History of Woman Suffrage Procession: March 3, 1913
History of Women’s Suffrage: March 3, 1913
On March 3, 1913, the day before Woodrow Wilson was inaugurated as President of the United States, thousands of women marched down Pennsylvania Avenue in Washington D.C. as part of the Woman Suffrage Procession. This was done:
“in a spirit of protest against the present political organization of society, from which women are excluded.”
What is Suffrage?
Suffrage, political franchise, or simply franchise, is the right to vote in public, political elections, and referendums. The Latin word suffragium means “the right to vote.”
Women’s Rights in Perspective
This is part of “First Wave Feminism,” in contrast to the more familiar “Second Wave Feminism” of the 1970s.
- In 1848 the Seneca Falls Convention started the First Wave with women’s rights advocates draft of the “Declaration of Sentiments,” including a provision to extend the right to vote to all women., This Wave of the movement ended in 1920 with the culmination of the effort to secure women the right to vote.
- The Second Wave began in 1963 with the publication of The Feminine Mystique by Betty Friedan as an effort to achieve equal pay in the workplace. Leaders like Gloria Steinem helped found the National Women’s Political Caucus in 1971 and drove the “Equal Rights Amendment” effort in 1972. It fell short of the number of states needed for ratification. The “Women’s Liberation Movement” began to lose momentum by the early ’80s following the election of Ronald Reagan.
The Woman Suffrage Procession
Between 5,000 and 10,000 women marched down Pennsylvania Avenue in Washington, D.C., the first large, organized march in the Capitol City for political purposes.
Alice Paul and Lucy Burns of the National American Suffrage Association had been planning it for over three months, intending to maximize publicity for the cause with a procession of speakers, bands, floats, and women representing the workplace, school, and home. Helen Keller spoke at Memorial Continental Hall.
Paul and Burns had witnessed the usefulness of non-violent militant activism in the suffrage efforts of the British Women’s Social and Political Union.
There had been marches in other cities, but this event in Washington, D.C., rekindled the campaign to secure an amendment to the Constitution for women’s right to vote.
This was achieved in 1920 with the passing of the 19th Amendment.
As part of the march, the Treasury Building’s steps offered an “allegorical tableau.” We would now call this a silent play with background music. These were popular during holiday events across the country.

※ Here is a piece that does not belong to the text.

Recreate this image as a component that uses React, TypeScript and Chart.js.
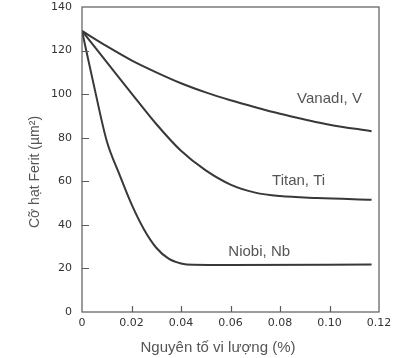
import React, { useEffect, useRef } from "react";
import { Chart, registerables } from "chart.js";

Chart.register(...registerables);

const X_TICKS = [0, 0.02, 0.04, 0.06, 0.08, 0.1, 0.12];
const Y_TICKS = [0, 20, 40, 60, 80, 100, 120, 140];

const vanadiX = [0, 0.01, 0.02, 0.03, 0.04, 0.05, 0.06, 0.07, 0.08, 0.09, 0.1, 0.117];
const vanadiY = [129, 122, 115.5, 110, 105, 100.8, 97.2, 94, 91, 88.4, 86, 83];

const titanX = [0, 0.01, 0.02, 0.03, 0.04, 0.05, 0.06, 0.07, 0.08, 0.095, 0.117];
const titanY = [129, 114.7, 100.4, 86.3, 74, 65, 58.5, 54.8, 53.2, 52.3, 51.5];

const niobiX = [0, 0.005, 0.01, 0.015, 0.02, 0.025, 0.03, 0.035, 0.04, 0.045, 0.06, 0.117];
const niobiY = [129, 103, 78.5, 63.5, 49.5, 38, 29.5, 24.5, 22.3, 21.7, 21.6, 21.8];

const seriesNames = ["Vanadı, V", "Titan, Ti", "Niobi, Nb"];
// label anchor positions, in data units (x, y)
const labelX = [0.1, 0.0875, 0.0716];
const labelY = [97.8, 60, 27.5];

const X_TITLE = "Nguyên tố vi lượng (%)";
const Y_TITLE = "Cỡ hạt Ferit (µm²)";

const toPoints = (xs: number[], ys: number[]) => xs.map((x, i) => ({ x, y: ys[i] }));

export default function App() {
  const ref = useRef<HTMLCanvasElement | null>(null);

  useEffect(() => {
    if (!ref.current) return;
    const lineColor = "#383838";
    const frameColor = "#5a5a5a";

    const framePlugin = {
      id: "frameAndTicks",
      afterDraw(chart: any) {
        const { ctx, chartArea } = chart;
        const xs = chart.scales.x;
        const ys = chart.scales.y;
        ctx.save();
        ctx.strokeStyle = frameColor;
        ctx.lineWidth = 1.2;
        ctx.strokeRect(chartArea.left, chartArea.top, chartArea.right - chartArea.left, chartArea.bottom - chartArea.top);
        // inward ticks
        ctx.beginPath();
        X_TICKS.slice(1, -1).forEach((v) => {
          const px = Math.round(xs.getPixelForValue(v)) + 0.5;
          ctx.moveTo(px, chartArea.bottom);
          ctx.lineTo(px, chartArea.bottom - 6);
        });
        Y_TICKS.slice(1, -1).forEach((v) => {
          const py = Math.round(ys.getPixelForValue(v)) + 0.5;
          ctx.moveTo(chartArea.left, py);
          ctx.lineTo(chartArea.left + 7, py);
        });
        ctx.stroke();

        // curve labels
        ctx.fillStyle = "#555";
        ctx.font = "15px 'Liberation Sans', Arial, sans-serif";
        ctx.textAlign = "center";
        ctx.textBaseline = "middle";
        seriesNames.forEach((n, i) => {
          ctx.fillText(n, xs.getPixelForValue(labelX[i]), ys.getPixelForValue(labelY[i]));
        });

        // axis titles
        ctx.fillText(X_TITLE, 218, 348);
        ctx.translate(35, 172);
        ctx.rotate(-Math.PI / 2);
        ctx.font = "14px 'Liberation Sans', Arial, sans-serif";
        ctx.fillText(Y_TITLE, 0, 0);
        ctx.restore();
      },
    };

    const mkSet = (label: string, xs: number[], ys: number[]) => ({
      label,
      data: toPoints(xs, ys),
      borderColor: lineColor,
      borderWidth: 2,
      pointRadius: 0,
      fill: false,
      cubicInterpolationMode: "monotone" as const,
    });

    const chart = new Chart(ref.current, {
      type: "line",
      data: {
        datasets: [
          mkSet(seriesNames[0], vanadiX, vanadiY),
          mkSet(seriesNames[1], titanX, titanY),
          mkSet(seriesNames[2], niobiX, niobiY),
        ],
      },
      options: {
        animation: false,
        responsive: false,
        devicePixelRatio: 1,
        layout: { padding: { top: 7, right: 20, left: 0, bottom: 0 } },
        plugins: { legend: { display: false }, tooltip: { enabled: false } },
        scales: {
          x: {
            type: "linear",
            min: 0,
            max: 0.12,
            afterBuildTicks: (s: any) => {
              s.ticks = X_TICKS.map((v) => ({ value: v }));
            },
            afterFit: (s: any) => {
              s.height = 46;
              s.paddingLeft = 0;
              s.paddingRight = 0;
            },
            ticks: {
              padding: 5,
              color: "#333",
              font: { family: "'DejaVu Sans'", size: 11 },
              callback: (v: any) => (Number(v) === 0 ? "0" : Number(v).toFixed(2)),
            },
            grid: { drawOnChartArea: false, drawTicks: false },
            border: { display: false },
          },
          y: {
            type: "linear",
            min: 0,
            max: 140,
            afterBuildTicks: (s: any) => {
              s.ticks = Y_TICKS.map((v) => ({ value: v }));
            },
            afterFit: (s: any) => {
              s.width = 82;
              s.paddingTop = 0;
              s.paddingBottom = 0;
            },
            ticks: {
              padding: 10,
              color: "#333",
              font: { family: "'DejaVu Sans'", size: 11 },
            },
            grid: { drawOnChartArea: false, drawTicks: false },
            border: { display: false },
          },
        },
      },
      plugins: [framePlugin],
    });
    return () => chart.destroy();
  }, []);

  return (
    <div style={{ position: "fixed", left: 0, top: 0, width: 399, height: 358, background: "#fff" }}>
      <canvas ref={ref} width={399} height={358} style={{ width: 399, height: 358, display: "block" }} />
    </div>
  );
}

Different people portrayed various characteristics of patriotism for the attendees to emulate. Columbia, the personification of America, was there, as were Liberty, Peach, Hope, Justice, and Charity. Think of the Independence Day tableau presented by the River City Ladies’ Committee in the high school gym in the movie The Music Man.
Results for Suffrage
Just over a month after the parade, the so-called “Susan B. Anthony Amendment” was re-introduced in both houses of Congress. For the first time in decades, it was debated on the floor. The march on Pennsylvania Avenue was the precursor to Paul’s other high-profile interview that, along with actions by the National American Suffrage Association, concluded the passage of the 19th Amendment to the U. S. Constitution on June 4, 1919, and its ratification on August 1920.
In 2026, the back of the new U.S. $10 bill is expected to be released into circulation, depicting the Woman Suffrage Procession as it passed the allegorical tableau at the Treasury Building.